Cuando conocí a Margarita, sentí de nuevo ganas de vivir, así fuera encerrado en este sitio, rodeado por gente  extraña y extravagante, cuyo único delito consiste a veces en soñar en voz alta. Margarita era una mujer huesuda, desgreñada y melancólica; lo más parecido a un perro afgano que he visto en mi vida, pero tenía un alma tierna, enterrada bajo montones de arrugas y toneladas de maquillaje. Era una experta en gallinas, en gallinas ponedoras, o por lo menos así lo creía ella. Había desarrollado una fórmula para que las gallinas pusieran más huevos, alimentándolas con cáscara de arroz. Decía que los chinos eran el pueblo más numeroso del planeta por ser el más fértil y que el secreto estaba en el arroz. Pasó años tratando de patentar su fórmula de concentrado, hasta que según contaba, “una compañía multinacional me la robó”.

 

La tarde que la conocí estaba sentada en una mecedora con la mirada fija en una ventana. Yo también traté de mirar por la ventana para ver qué veía ella, pero sólo vi las nubes grises del destino deslizándose por el cielo de la desesperanza.

 

“Estoy esperando la primavera”, me dijo sin siquiera mirarme.

 

No supe qué contestarle porque en Tequendama no hay estaciones. La espera iba a ser larga.

 

“Cuando niña soñaba con conocer el mar, y ahora, de anciana, sueño con conocer la primavera”, dijo sin apartar la vista del cielo infinito.

 

En un solo instante supe que ya la conocía de antemano. Tenía las arrugas de Plutarco, la expresión soñadora de Josefina, mi difunta esposa, y el alma de paloma de la otra Josefina. Arrime una silla a su lado y nos sentamos juntos a esperar. Después de algún tiempo comenzó a hablarme, y una tarde me contó la historia de su vida. Lloré como si acabara de ver otra vez “Lo que el viento se llevó”. Cuando joven, estaba enamorada de su príncipe azul, un joven rubio y apuesto que le había jurado amor hasta la eternidad. Sin embargo, sus padres no querían que se casara con él, porque veían en ella la manera de saldar una deuda monetaria que habían contraído con un hombre mucho mayor que ella. Y fue así que se tuvo que casar sin siquiera estar enamorada con un hombre que le doblaba la edad. Su príncipe encantado, a su vez, se casó por despecho con la primera mujer que vino a consolarlo. Cincuenta años más tarde se encontraría, viuda ya, con su amor juvenil que acababa de enviudar; y el amor imposible renació por un tiempo fugaz. Por todo un año conoció la felicidad, hasta que un ocho de diciembre maligno, él fue atropellado por un camión cuando cruzaba una carretera para comprarle a ella unas flores de Navidad.

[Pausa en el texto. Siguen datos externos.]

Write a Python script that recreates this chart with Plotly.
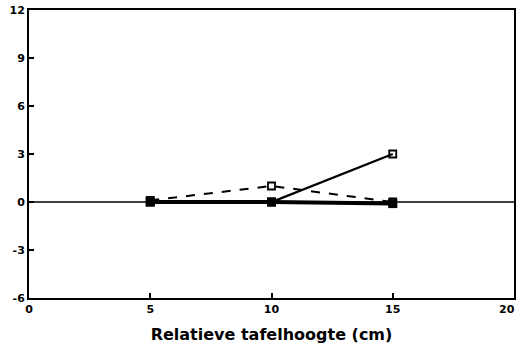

Desde ese día no había dejado de llorar y deseaba que le llegara la muerte como quien anhela ganarse el premio mayor de una lotería. La habían internado en el asilo donde había pasado todo un año sin hablar con nadie. Entonces me internaron a mí y la conocí mirando por la ventana y por primera vez habló.

 

Han pasado seis meses desde ese día y no sé cómo, pero la primavera nos llegó a ambos en el otoño de la vida, y en el sitio más inesperado de este mundo nos convertimos en la razón de existir del uno para el otro.

 

Ahora, ya no me importa que en este asilo todo el mundo tenga cara de perro, ni que en secreto los demás internos me llamen el “Galgo”, porque yo, como ellos, y lo sé muy bien, también tengo cara de perro.